Não se pode deixar de falar também do papel dessa imprensa maldita que
estressa os nervos de qualquer militante, que mente para o trabalhador, que o
engana e tenta os jogar uns contra os outros. Primeiro, passa 1 mês e mal se
fala na greve nacional, como se fosse uma coisa que logo vai passar. E quando
noticia alguma coisa é “Governo oferece 48% de aumento para professores em
greve”. A imbecilidade de se dizer uma coisa dessas é digna de uma associação
podre dos empresários da indústria da venda de notícias. Isso só mostra a necessidade de um imprensa
da própria classe trabalhadora. Que os meios de comunicação sejam tomados das
mãos de meia dúzia de famílias donas de TV, jornais e rádio; e passem a ser
controlados por trabalhadores.
Conclusão
Esse texto teve o objetivo de fazer a
análise sobre os acontecimentos relacionados à greve que o Brasil presenciou
nos últimos meses. Mostramos a conjuntura na qual ela se deu. Seus limites e seus
defeitos, sem deixar de lado a importância de um levante desses, mostrando que
a classe trabalhadora, mesmo depois de muitos anos ainda está viva; e o
movimento estudantil ainda é capaz de pegar toda a revolta contida na juventude
explorada e lutar pelos seus direitos.
A greve agora se encaminha para o fim (na
UFRJ, professores no dia 31/08/2012 e estudantes no dia 03/09/2012 já saíram da
greve). Com o ultimato do governo com a proposta de 3 aumentos anuais de 5% que
mal cobrem a inflação, as categorias devem começara ceder. É insatisfatório,
mas não devemos desanimar. Esse episódio pode ter sido o primeiro de muitos.

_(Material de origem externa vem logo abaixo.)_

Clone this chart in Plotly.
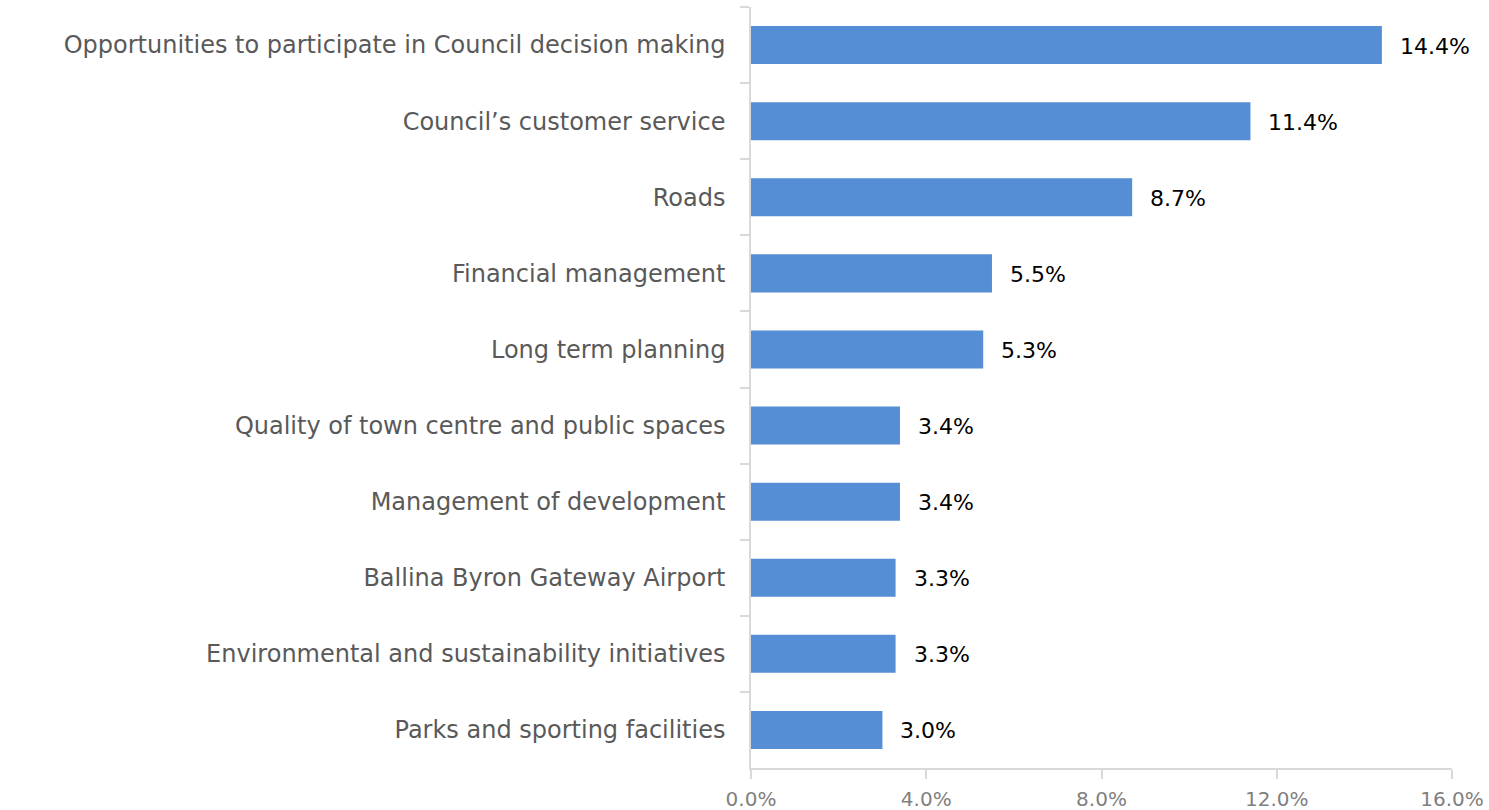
import plotly.graph_objects as go

categories = [
    "Opportunities to participate in Council decision making",
    "Council\u2019s customer service",
    "Roads",
    "Financial management",
    "Long term planning",
    "Quality of town centre and public spaces",
    "Management of development",
    "Ballina Byron Gateway Airport",
    "Environmental and sustainability initiatives",
    "Parks and sporting facilities",
]
values = [14.4, 11.4, 8.7, 5.5, 5.3, 3.4, 3.4, 3.3, 3.3, 3.0]
tick_vals = [0, 4, 8, 12, 16]
tick_text = ["0.0%", "4.0%", "8.0%", "12.0%", "16.0%"]

FONT = "DejaVu Sans"
AXIS_GREY = "#d9d9d9"

fig = go.Figure(
    go.Bar(
        x=values,
        y=categories,
        orientation="h",
        width=0.5,
        marker=dict(color="#558ed5", line=dict(width=0)),
        hoverinfo="skip",
    )
)

# value labels to the right of each bar
for cat, v in zip(categories, values):
    fig.add_annotation(
        x=v, y=cat, text=f"{v:.1f}%", showarrow=False,
        xanchor="left", yanchor="middle", xshift=16, yshift=-1,
        font=dict(family=FONT, size=22, color="#000000"),
    )

fig.update_layout(
    width=1489, height=810,
    margin=dict(l=751, r=37, t=7, b=42),
    paper_bgcolor="white", plot_bgcolor="white",
    showlegend=False,
    xaxis=dict(
        range=[0, 16], tickvals=tick_vals, ticktext=tick_text,
        automargin=False,
        showgrid=False, zeroline=False,
        showline=True, linecolor=AXIS_GREY, linewidth=1.5,
        ticks="outside", ticklen=9, tickcolor=AXIS_GREY, tickwidth=1.5,
        ticklabelstandoff=3,
        tickfont=dict(family=FONT, size=20, color="#7f7f7f"),
    ),
    yaxis=dict(
        autorange="reversed", showgrid=False, zeroline=False,
        automargin=False,
        showline=True, linecolor=AXIS_GREY, linewidth=1.5,
        ticks="outside", ticklen=9, tickcolor=AXIS_GREY, tickwidth=1.5,
        tickson="boundaries", ticklabelstandoff=19,
        tickfont=dict(family=FONT, size=24, color="#595959"),
    ),
)

fig.write_html("out.html")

Devemos ficar atentos aos inimigos dos
trabalhadores. Não acreditar em nenhuma mentira que os porcos da imprensa
tentam contar. O governo, a fim de garantir o lucro das empresas e bancos em
tempos de crise, vai atacar mais e mais os trabalhadores e cortar verba dos
serviços públicos. Caberá a nós, organizar uma resistência, ao mesmo tempo em que evidenciamos como único meio de acabar com essas
contradições da ganância da burguesia é lutar pela tomada do poder pelos
próprios trabalhadores.
Para isso, devemos nos engajar na construção
da ferramenta política da classe trabalhadora, que possa organizar e dirigir a
classe na luta pelo fim do capitalismo: o Partido Revolucionário dos
Trabalhadores, que defenda:
Greves apoiadas em mobilizações de massa
Sem aparatismo, ou burocratização dos espaços de
discussão
União do movimento grevista, com outros setores,
principalmente com o setor operário
Denúncia do caráter burguês do Estado
Fim do Vestibular! Livre acesso já!
Estatização das universidades privadas, sob controle
dos trabalhadores e estudantes.
Gestão dos trabalhadores e estudantes das
universidades pública.
Pelo fim da terceirização. Contratação imediata dos
terceirizados!
Combate ao racismo, machismo e homofobia!